- Film poster
- Traditional Chinese: 巨鱷島
- Simplified Chinese: 巨鳄岛
- Hanyu Pinyin: Jù È Dǎo
- Jyutping: Geoi6 Ngok3 Dou2
- Directed by: Xu Shixing Simon Zhao
- Screenplay by: Ni Minming
- Produced by: CiCi Lu
- Starring: Gallen Lo Liao Yinyue Wang Bingxiang Hu Xue'er He Qiwei Zhao Zuo Dang Wei Zhao Zhiyan
- Cinematography: Yu Haifeng
- Edited by: Chan Chi-wai
- Music by: Zhong Zonghao Wang Wei
- Production companies: A New Studios Media Group Production Perfect Pictures and Media TVZone Media Guangdong JY Media Beijing Ene Easy Network Science and Technology
- Distributed by: iQiyi
- Release date: 4 February 2020;
- Running time: 86 minutes
- Country: China
- Languages: Mandarin English
- Budget: ¥8 million
- Box office: ¥16.70 million

= Crocodile Island (film) =

Crocodile Island is a 2020 Chinese action monster film directed by Xu Shixing and Simon Zhao, and starring Gallen Lo as a single father who lands on a crocodile island with his daughter (Liao Yinyue) due to a plane malfunction and must battle with beast-sized creatures inhabiting the island. This web film was released for online streaming on 4 February 2020 on iQiyi.
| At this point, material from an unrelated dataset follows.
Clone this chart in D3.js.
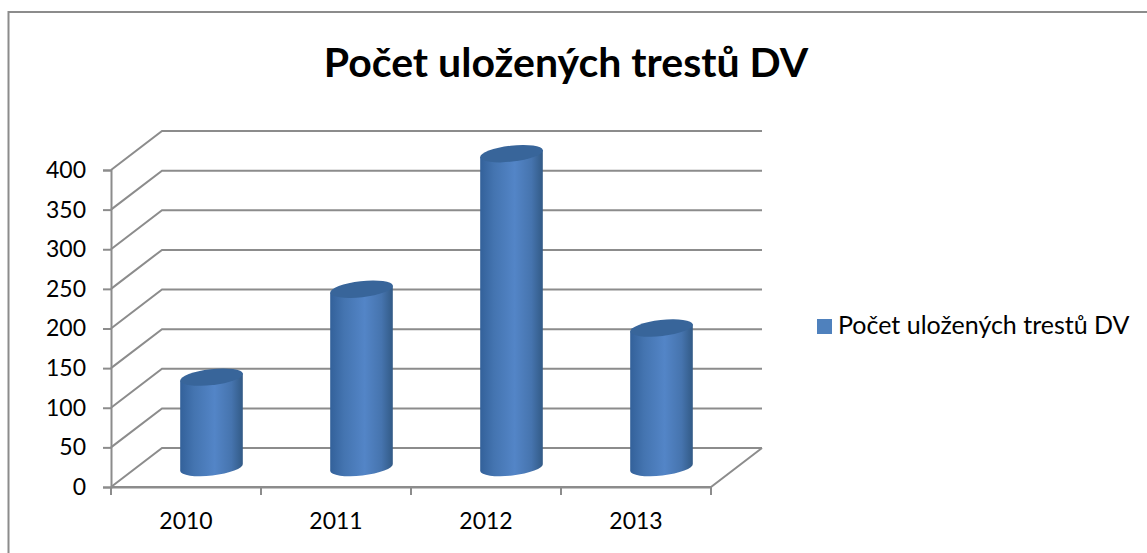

Crocodile Island became a commercial success, grossing ¥16.70 million against a budget of ¥8 million and is currently the highest-grossing web film of 2020 in China.

==Plot==
The surrounding areas of the Devil's Sea is also known as the Bermuda Triangle of Asia. Due to electromagnetic interference, aviation accidents are common in the region. Lin Hao (Gallen Lo) and his daughter Yi (Liao Yinyue) are passengers of Flight GZ261. As it flies over the Devil's Sea, the plane malfunctions, causing an emergency landing on a crocodile island. Hao and other driving passengers encounter giant sized crocodiles and spiders and engages in a battle for survival. When Yi is captured by the giant beasts, Hao fights for his life to rescue his daughter.

==Cast==
- Gallen Lo as Lin Wei (林浩)
- Liao Yinyue as Lin Yi (林伊)
- Wang Bingxiang as Cheng Jie (程杰)
- Dang Wei as Li Zhi (李治)
- Hu Xue'er as Jin Jiayan (金佳妍)
- He Qiwei as Cao Fang (曹方)
- Zhao Zuo as Lu Wenbing (路文兵)
- Zhao Zhiyan as Shao Liqi (邵麗琪)
- Jack Wayne as Bill (比爾)
- Bruce Allen as Andrew (安德魯)
- Su Man as Gao Wen (高文)
- Cai Tingting as Female passenger
- Meng Lichao as Passenger
- Zhang Cangyu as Crew member
- Zheng Cunyuan as 181 passenger
- Han Jinyue as Injured passenger
- Patrick Alleyn as Captain
- Zhao Jinyi as First officer
- Guo Lei as Greedy passenger
- Yu Shichao as Male passenger

==Reception==
===Critical===
Crocodile Island earned a score of 2.8/5 stars on the Chinese media rating site, Douban. Criticism was directed towards the film's clichéd plot and poor CGI effects.

===Box office===
Despite its low rating and lack of known cast members besides Gallen Lo, the film was a steady hit. The film earned ¥1.53 million on its first day of release on 4 February 2020, topping other web films. By its second day of release, it has earned ¥3 million. By its fifth day of release, it has reached a gross ¥8 million, recuperating its budget. After playing for seven days, the film had reached the ¥10 million mark.

By 2 March 2020, the film has earned ¥14.03 million, with a total of 5.614 million views. As of 31 March 2020, Crocodile Island had grossed a total of ¥16.70 million and is currently the highest-grossing web film of 2020 in China.